Like the first and second days at camp, the first and second nights follow. I never sleep well on the first night, thus adding a haze of fatigue to the second day. The second night is always better, a fact which I chant to myself in the wee hours of the first night when I snap awake yet again. The bugs and dirt seem to peak about the middle of the second day, then I become accustomed and stop minding. This is good because collecting cups full of inchworms manifests as Gleek’s favorite camp activity. Inchworms are collected and set free constantly. It becomes a pattern and I know that when she’s gone from sight, she is likely at the inchworm hunting ground behind the restrooms. Link and Patch spend more time in camp, tethered there by the fact that Grandpa brought his iPad and DS3. Batteries only last so long before they must be charged, then the boys ping around the camp not sure what to do with themselves so far away from their usual pursuits. By the second day they begin to discover activities. Patch borrows a pocket knife and whittles at sticks. Link helps to build a fort, has a water fight, plays cards with cousins. The first day I hear constant complaints of boredom, by the third day no one is bored anymore.
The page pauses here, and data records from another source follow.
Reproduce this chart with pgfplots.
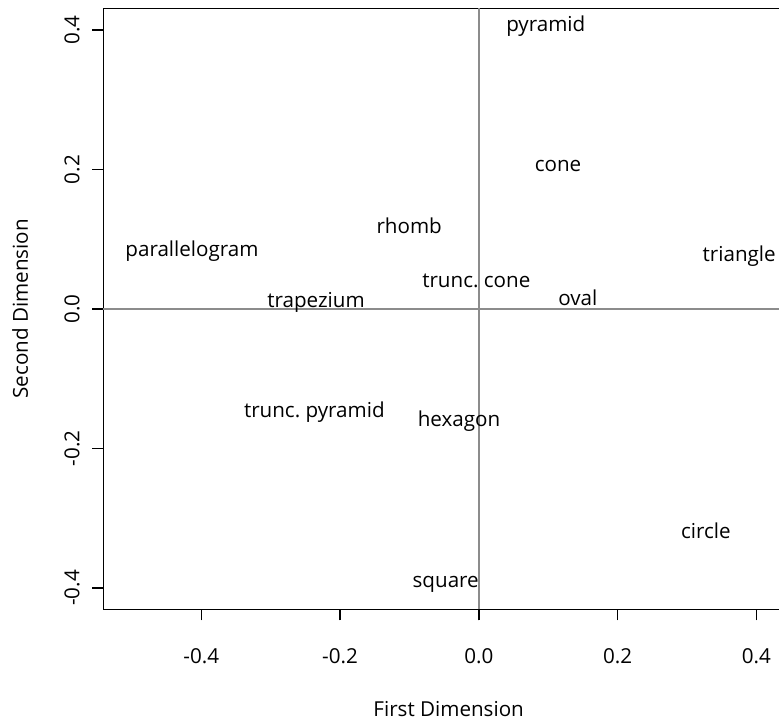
\documentclass[border=0pt]{standalone}
\usepackage{fontspec}
\setmainfont{Open Sans}
\usepackage{pgfplots}
\usepackage{pgfplotstable}
\pgfplotsset{compat=1.18}
\definecolor{ablinegray}{RGB}{140,140,140}
\newcommand{\lab}{\fontsize{20.6}{24}\selectfont}
\frenchspacing
\pgfplotstableread[col sep=comma]{
x,y,label
0.0965,0.4093,pyramid
0.1141,0.2085,cone
0.3752,0.0793,triangle
0.1427,0.0172,oval
-0.4133,0.0865,parallelogram
-0.1003,0.1201,rhomb
-0.0036,0.0426,trunc. cone
-0.2346,0.0139,trapezium
-0.2370,-0.1439,trunc. pyramid
-0.0285,-0.1574,hexagon
0.3271,-0.3175,circle
-0.0477,-0.3878,square
}\shapes
\begin{document}
\frenchspacing
\begin{tikzpicture}
\begin{axis}[
  name=ax,
  scale only axis, width=690.7pt, height=601pt,
  xmin=-0.5411, xmax=0.4542, ymin=-0.4308, ymax=0.4314,
  axis on top, clip=false,
  axis line style={line width=1.4pt, black},
  tick align=outside, xtick pos=bottom, ytick pos=left,
  major tick length=11pt,
  tick style={line width=1.4pt, black},
  xtick={-0.4,-0.2,0,0.2,0.4}, xticklabels={-0.4,-0.2,0.0,0.2,0.4},
  ytick={-0.4,-0.2,0,0.2,0.4}, yticklabels={-0.4,-0.2,0.0,0.2,0.4},
  tick label style={font=\lab},
  xticklabel style={anchor=north, inner sep=0pt, yshift=-28pt},
  yticklabel style={rotate=90, anchor=south, inner sep=0pt, yshift=12.5pt},
  extra x ticks={0}, extra x tick labels={}, extra x tick style={grid=major},
  extra y ticks={0}, extra y tick labels={}, extra y tick style={grid=major},
  major grid style={ablinegray, line width=1.4pt},
  every axis x label/.style={at={(rel axis cs:0.5,0)}, anchor=base, yshift=-107.4pt, font=\lab},
  every axis y label/.style={at={(rel axis cs:0,0.5)}, rotate=90, anchor=base, yshift=75.3pt, font=\lab},
  xlabel={First Dimension}, ylabel={Second Dimension},
]
\addplot[only marks, mark=none, nodes near coords, point meta=explicit symbolic,
  every node near coord/.append style={font=\lab, anchor=base, yshift=-8pt, inner sep=0pt, text=black}]
  table[x=x, y=y, meta=label] {\shapes};
\end{axis}
\pgfresetboundingbox
\path[use as bounding box] ([xshift=-103.3pt,yshift=-114.7pt]ax.south west) rectangle ([xshift=-15pt,yshift=8.3pt]ax.north east);
\end{tikzpicture}
\end{document}
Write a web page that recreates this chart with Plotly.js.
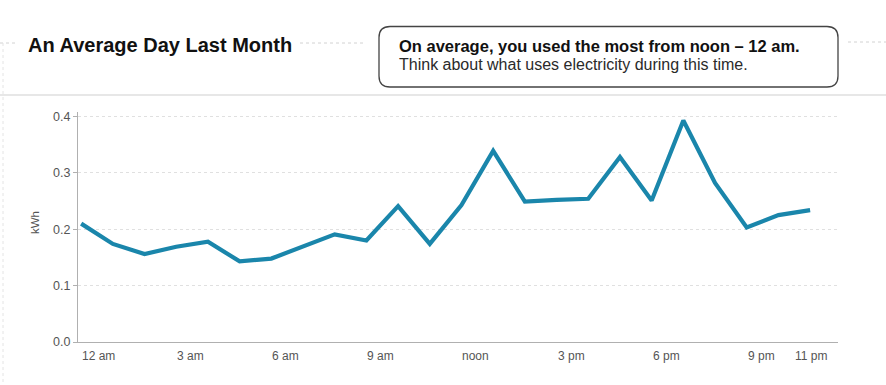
<!DOCTYPE html>
<html>
<head>
<meta charset="utf-8">
<script src="https://cdn.plot.ly/plotly-3.0.1.min.js"></script>
<style>
  html, body { margin: 0; padding: 0; background: #ffffff; }
  #chart { width: 886px; height: 385px; }
</style>
</head>
<body>
<div id="chart"></div>
<script>
// ---- data ----
const hours = [0,1,2,3,4,5,6,7,8,9,10,11,12,13,14,15,16,17,18,19,20,21,22,23];
const kwh = [0.210,0.174,0.156,0.169,0.178,0.143,0.148,0.169,0.191,0.180,0.241,0.174,
             0.243,0.339,0.249,0.252,0.254,0.328,0.251,0.393,0.282,0.203,0.225,0.234];
const tickHours = [0,3,6,9,12,15,18,21,23];
const tickLabels = ['12 am','3 am','6 am','9 am','noon','3 pm','6 pm','9 pm','11 pm'];
const titleText = 'An Average Day Last Month';
const noteLine1 = 'On average, you used the most from noon \u2013 12 am.';
const noteLine2 = 'Think about what uses electricity during this time.';
const yTitle = 'kWh';

// ---- layout helpers (pixel -> paper) ----
const W = 886, H = 385;
const L = 78, R = 838, T = 112, B = 342;
const px = p => (p - L) / (R - L);
const py = p => (B - p) / (B - T);

const font = 'Liberation Sans, Arial, Helvetica, sans-serif';

const annotations = [];
tickHours.forEach((h, i) => {
  const last = i === tickHours.length - 1;
  annotations.push({
    x: h, xref: 'x', y: py(355.5), yref: 'paper',
    text: tickLabels[i], showarrow: false,
    xanchor: last ? 'center' : 'left', yanchor: 'middle',
    xshift: last ? 1 : -1,
    font: {family: font, size: 12, color: '#555'}
  });
});
annotations.push({
  x: px(35), xref: 'paper', y: py(223), yref: 'paper',
  text: yTitle, textangle: -90, showarrow: false,
  xanchor: 'center', yanchor: 'middle',
  font: {family: font, size: 11.5, color: '#555'}
});
annotations.push({
  x: px(26), xref: 'paper', y: py(45), yref: 'paper',
  text: '<b>' + titleText + '</b>', showarrow: false,
  xanchor: 'left', yanchor: 'middle',
  font: {family: font, size: 20, color: '#111'}
});
annotations.push({
  x: px(397), xref: 'paper', y: py(46), yref: 'paper',
  text: '<b>' + noteLine1 + '</b>', showarrow: false,
  xanchor: 'left', yanchor: 'middle',
  font: {family: font, size: 16.5, color: '#111'}
});
annotations.push({
  x: px(397), xref: 'paper', y: py(64), yref: 'paper',
  text: noteLine2, showarrow: false,
  xanchor: 'left', yanchor: 'middle',
  font: {family: font, size: 16, color: '#2a2a2a'}
});

function roundRect(x0, y0, x1, y1, r) {
  const X = v => px(v), Y = v => py(v);
  return 'M' + X(x0 + r) + ',' + Y(y0) +
    ' L' + X(x1 - r) + ',' + Y(y0) +
    ' Q' + X(x1) + ',' + Y(y0) + ' ' + X(x1) + ',' + Y(y0 + r) +
    ' L' + X(x1) + ',' + Y(y1 - r) +
    ' Q' + X(x1) + ',' + Y(y1) + ' ' + X(x1 - r) + ',' + Y(y1) +
    ' L' + X(x0 + r) + ',' + Y(y1) +
    ' Q' + X(x0) + ',' + Y(y1) + ' ' + X(x0) + ',' + Y(y1 - r) +
    ' L' + X(x0) + ',' + Y(y0 + r) +
    ' Q' + X(x0) + ',' + Y(y0) + ' ' + X(x0 + r) + ',' + Y(y0) + ' Z';
}

function hline(x0, x1, y, color, dash, width) {
  return {type: 'line', xref: 'paper', yref: 'paper', x0: px(x0), x1: px(x1), y0: py(y), y1: py(y),
          line: {color: color, width: width || 1, dash: dash || 'solid'}};
}

const shapes = [
  hline(0, 17, 43, '#d2d2d2', 'dot', 1),
  hline(300, 366, 43, '#d2d2d2', 'dot', 1),
  hline(848, 886, 42, '#d2d2d2', 'dot', 1),
  hline(0, 886, 95, '#d0d0d0', 'solid', 1.2),
  {type: 'line', xref: 'paper', yref: 'paper', x0: px(3), x1: px(3), y0: py(43), y1: py(385),
   line: {color: '#e4e4e4', width: 1, dash: 'dot'}},
  {type: 'path', xref: 'paper', yref: 'paper', path: roundRect(379, 26.5, 838, 87, 11),
   line: {color: '#444', width: 1.3}, fillcolor: 'rgba(0,0,0,0)'}
];

const trace = {
  x: hours, y: kwh, type: 'scatter', mode: 'lines',
  line: {color: '#1a86ab', width: 4.2, shape: 'linear'},
  hoverinfo: 'skip'
};

const layout = {
  width: W, height: H,
  margin: {l: L, r: W - R, t: T, b: H - B, pad: 0},
  paper_bgcolor: '#ffffff', plot_bgcolor: '#ffffff',
  showlegend: false,
  font: {family: font, size: 12, color: '#555'},
  xaxis: {
    range: [-0.1, 23.88], showgrid: false, zeroline: false,
    showline: true, linecolor: '#b0b0b0', linewidth: 1,
    showticklabels: false, ticks: '', fixedrange: true
  },
  yaxis: {
    range: [0, 0.408], tickvals: [0, 0.1, 0.2, 0.3, 0.4], tickformat: '.1f',
    showgrid: true, gridcolor: '#e0e0e0', griddash: 'dot', gridwidth: 1,
    zeroline: false, showline: true, linecolor: '#b0b0b0', linewidth: 1,
    ticks: 'outside', ticklen: 4, tickcolor: '#b0b0b0', tickwidth: 1,
    tickfont: {family: font, size: 12.5, color: '#555'}, fixedrange: true
  },
  annotations: annotations,
  shapes: shapes
};

Plotly.newPlot('chart', [trace], layout, {displayModeBar: false, staticPlot: true});
</script>
</body>
</html>
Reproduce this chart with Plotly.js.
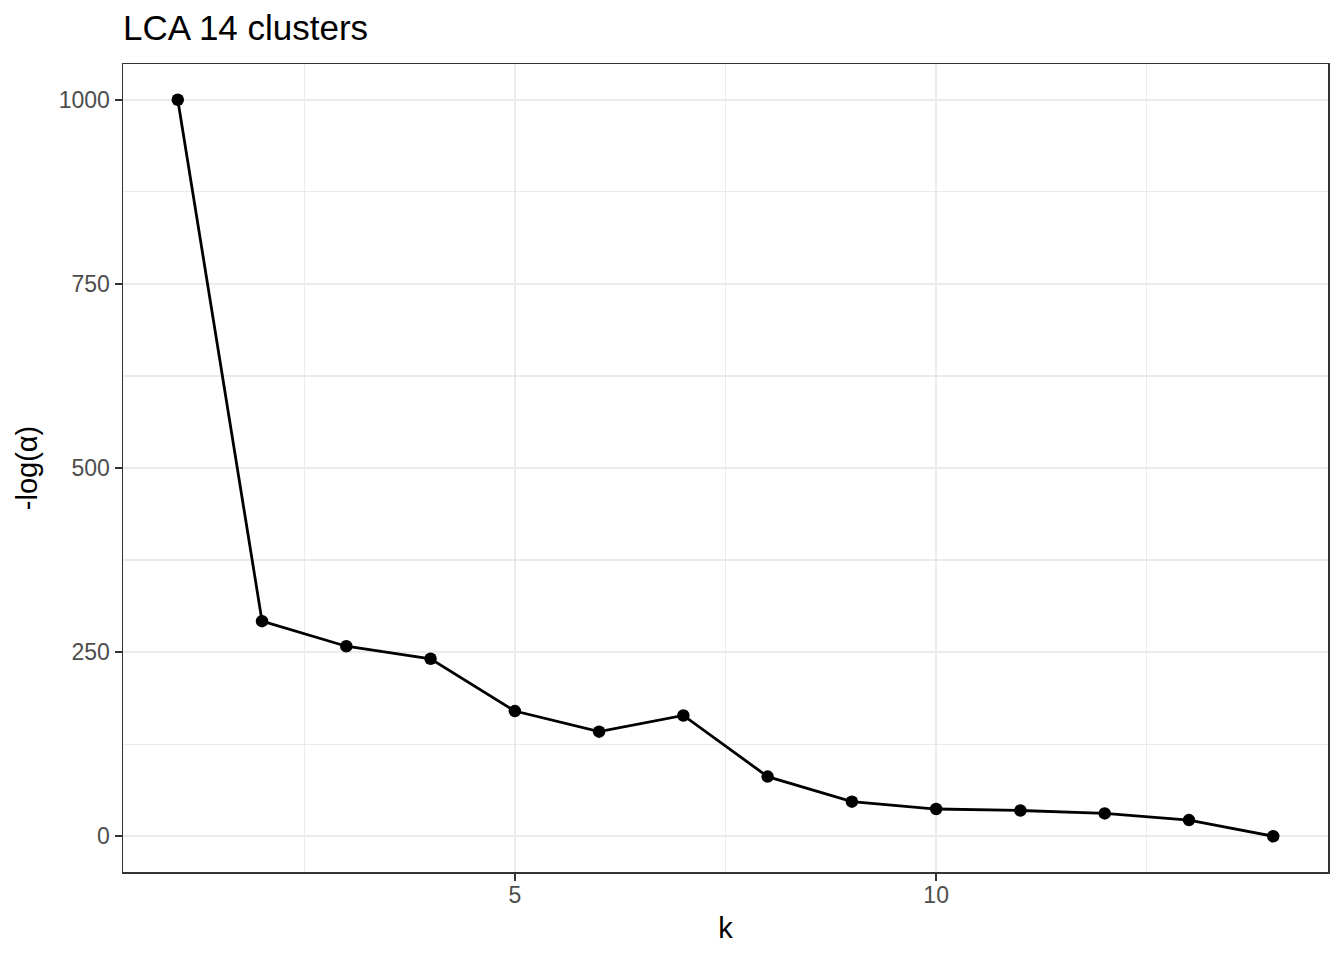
<!DOCTYPE html>
<html>
<head>
<meta charset="utf-8">
<script src="https://cdn.plot.ly/plotly-3.0.1.min.js"></script>
<style>html,body{margin:0;padding:0;background:#fff;}#chart{width:1344px;height:960px;}</style>
</head>
<body>
<div id="chart"></div>
<script>
const k = [1, 2, 3, 4, 5, 6, 7, 8, 9, 10, 11, 12, 13, 14];
const negLogAlpha = [1000, 292, 258, 241, 170, 142, 164, 81, 47, 37, 35, 31, 22, 0];
const xTicks = [5, 10];
const xMinor = [2.5, 7.5, 12.5];
const yTicks = [0, 250, 500, 750, 1000];
const yMinor = [125, 375, 625, 875];
const titleText = "LCA 14 clusters";
const xTitle = "k";
const yTitle = "-log(α)";

const font = "Liberation Sans, Arial, Helvetica, sans-serif";

const trace = {
  x: k, y: negLogAlpha, type: "scatter", mode: "lines+markers",
  line: {color: "#000000", width: 2.8},
  marker: {color: "#000000", size: 12.5},
  hoverinfo: "x+y", showlegend: false
};

const axisCommon = {
  showline: true, mirror: true, linecolor: "#333333", linewidth: 1.5,
  zeroline: false, showgrid: true, gridcolor: "#EBEBEB", gridwidth: 2.2,
  ticks: "outside", ticklen: 7, tickwidth: 2, tickcolor: "#333333",
  tickfont: {family: font, size: 23, color: "#4D4D4D"},
  tickmode: "array"
};

const layout = {
  width: 1344, height: 960,
  paper_bgcolor: "#ffffff", plot_bgcolor: "#ffffff",
  margin: {l: 123, r: 16, t: 64, b: 88, pad: 0},
  font: {family: font, color: "#000000"},
  title: {
    text: titleText, font: {family: font, size: 35, color: "#000000"},
    x: 123 / 1344, xref: "container", xanchor: "left",
    y: 1 - 28 / 960, yref: "container", yanchor: "middle"
  },
  xaxis: Object.assign({}, axisCommon, {
    range: [0.35, 14.65], tickvals: xTicks, ticktext: xTicks.map(String),
    ticklabelstandoff: -5,
    minor: {tickmode: "array", tickvals: xMinor, showgrid: true, gridcolor: "#EBEBEB", gridwidth: 1.3, ticks: ""},
    title: {text: xTitle, font: {family: font, size: 29, color: "#000000"}, standoff: 10}
  }),
  yaxis: Object.assign({}, axisCommon, {
    range: [-48.5, 1048.5], tickvals: yTicks, ticktext: yTicks.map(String),
    ticklabelstandoff: 0,
    minor: {tickmode: "array", tickvals: yMinor, showgrid: true, gridcolor: "#EBEBEB", gridwidth: 1.3, ticks: ""},
    title: {text: yTitle, font: {family: font, size: 29, color: "#000000"}, standoff: 12}
  })
};

Plotly.newPlot("chart", [trace], layout, {displayModeBar: false, staticPlot: true});
</script>
</body>
</html>
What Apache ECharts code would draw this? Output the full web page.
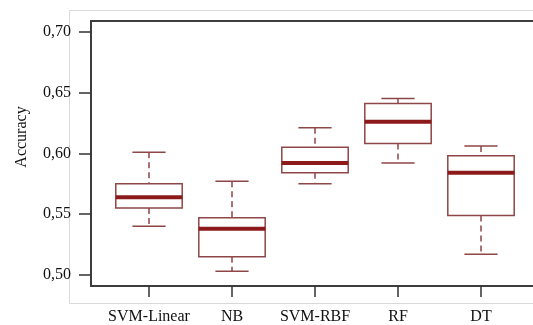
<!DOCTYPE html>
<html>
<head>
<meta charset="utf-8">
<script src="https://cdn.jsdelivr.net/npm/echarts@6/dist/echarts.min.js"></script>
<style>
  html, body { margin: 0; padding: 0; background: #fff; }
  #chart { width: 533px; height: 325px; }
</style>
</head>
<body>
<div id="chart"></div>
<script>
// accuracy of each classifier
const categories = ['SVM-Linear', 'NB', 'SVM-RBF', 'RF', 'DT'];
const lowWhisker = [0.540, 0.503, 0.575, 0.592, 0.517];
const q1 = [0.555, 0.515, 0.584, 0.608, 0.549];
const median = [0.564, 0.538, 0.592, 0.626, 0.584];
const q3 = [0.575, 0.547, 0.605, 0.641, 0.598];
const highWhisker = [0.601, 0.577, 0.621, 0.645, 0.606];
const yTicks = [0.50, 0.55, 0.60, 0.65, 0.70];

const boxData = categories.map((c, i) => [i, lowWhisker[i], q1[i], median[i], q3[i], highWhisker[i]]);

const boxColor = '#8e4646';
const medianColor = '#8c1a1a';
const frameLine = { show: true, lineStyle: { color: '#3d3d3d', width: 2 } };

function renderBox(params, api) {
    const i = api.value(0);
    const band = api.size([1, 0])[0];
    const half = band * 0.4;
    const capHalf = half / 2;
    const pLow = api.coord([i, api.value(1)]);
    const pQ1 = api.coord([i, api.value(2)]);
    const pMed = api.coord([i, api.value(3)]);
    const pQ3 = api.coord([i, api.value(4)]);
    const pHigh = api.coord([i, api.value(5)]);
    const x = pMed[0];
    const solid = { stroke: boxColor, lineWidth: 1.5, fill: null };
    const dashed = { stroke: boxColor, lineWidth: 1.5, lineDash: [6, 4], fill: null };
    return {
        type: 'group',
        children: [
            { type: 'line', shape: { x1: x, y1: pHigh[1], x2: x, y2: pQ3[1] }, style: dashed },
            { type: 'line', shape: { x1: x, y1: pQ1[1], x2: x, y2: pLow[1] }, style: dashed },
            { type: 'line', shape: { x1: x - capHalf, y1: pHigh[1], x2: x + capHalf, y2: pHigh[1] }, style: solid },
            { type: 'line', shape: { x1: x - capHalf, y1: pLow[1], x2: x + capHalf, y2: pLow[1] }, style: solid },
            { type: 'rect', shape: { x: x - half, y: pQ3[1], width: half * 2, height: pQ1[1] - pQ3[1] }, style: { stroke: boxColor, lineWidth: 1.5, fill: '#fff' } },
            { type: 'line', shape: { x1: x - half, y1: pMed[1], x2: x + half, y2: pMed[1] }, style: { stroke: medianColor, lineWidth: 4 } }
        ]
    };
}

const option = {
    backgroundColor: '#fff',
    animation: false,
    graphic: [
        {
            type: 'rect',
            z: -10,
            shape: { x: 69.5, y: 10.5, width: 480, height: 293 },
            style: { fill: null, stroke: '#d9d9d9', lineWidth: 1 }
        },
        {
            type: 'text',
            x: 22,
            y: 137,
            rotation: Math.PI / 2,
            style: {
                text: 'Accuracy',
                fontFamily: 'Liberation Serif',
                fontSize: 16,
                fill: '#111',
                align: 'center',
                verticalAlign: 'middle'
            }
        }
    ],
    grid: [
        // frame: left, top and bottom lines only
        { left: 91, top: 21, right: 0, bottom: 39 },
        // boxes
        { left: 107.5, top: 31.7, right: 10.5, bottom: 50 }
    ],
    xAxis: [
        { gridIndex: 0, type: 'value', position: 'bottom', axisLine: frameLine, axisTick: { show: false }, axisLabel: { show: false }, splitLine: { show: false } },
        {
            gridIndex: 1,
            type: 'category',
            data: categories,
            offset: 11,
            axisLine: { show: false },
            axisTick: { show: true, interval: 0, alignWithLabel: true, length: 11, lineStyle: { color: '#333', width: 1.5 } },
            axisLabel: { interval: 0, margin: 23, color: '#111', fontFamily: 'Liberation Serif', fontSize: 16 },
            splitLine: { show: false }
        },
        { gridIndex: 0, type: 'value', position: 'top', axisLine: frameLine, axisTick: { show: false }, axisLabel: { show: false }, splitLine: { show: false } }
    ],
    yAxis: [
        { gridIndex: 0, type: 'value', position: 'left', axisLine: frameLine, axisTick: { show: false }, axisLabel: { show: false }, splitLine: { show: false } },
        {
            gridIndex: 1,
            type: 'value',
            min: yTicks[0],
            max: yTicks[yTicks.length - 1],
            interval: 0.05,
            offset: 16.5,
            axisLine: { show: false },
            axisTick: { show: true, length: 12, lineStyle: { color: '#333', width: 1.5 } },
            axisLabel: {
                margin: 20,
                color: '#111',
                fontFamily: 'Liberation Serif',
                fontSize: 16,
                formatter: v => v.toFixed(2).replace('.', ',')
            },
            splitLine: { show: false }
        }
    ],
    series: [
        {
            type: 'custom',
            xAxisIndex: 1,
            yAxisIndex: 1,
            renderItem: renderBox,
            encode: { x: 0, y: [1, 2, 3, 4, 5] },
            data: boxData
        }
    ]
};

const myChart = echarts.init(document.getElementById('chart'));
myChart.setOption(option);
</script>
</body>
</html>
Howard and Kiki join us on the third day. They come then because they are finally free of the obligations which kept them at home. Howard heads home soon after delivering Kiki, but Kiki falls right in with the third day of camp. Because the rest of us have achieved that over-tired relaxation she is able to skip lightly across boredom and join us in mellow. It is good. We luxuriate in a long slow afternoon and then climb in the car to go home. This trip will not teach us about the fourth day and beyond. Perhaps another time. For now I will imagine them as extensions of the third day, although I suspect that by the fifth day there would be a new phase wherein everyone is oh-so-ready-to-be-done-with-camping-now.
The afternoon of the third day of camping is lovely. I shall have to visit it again sometime.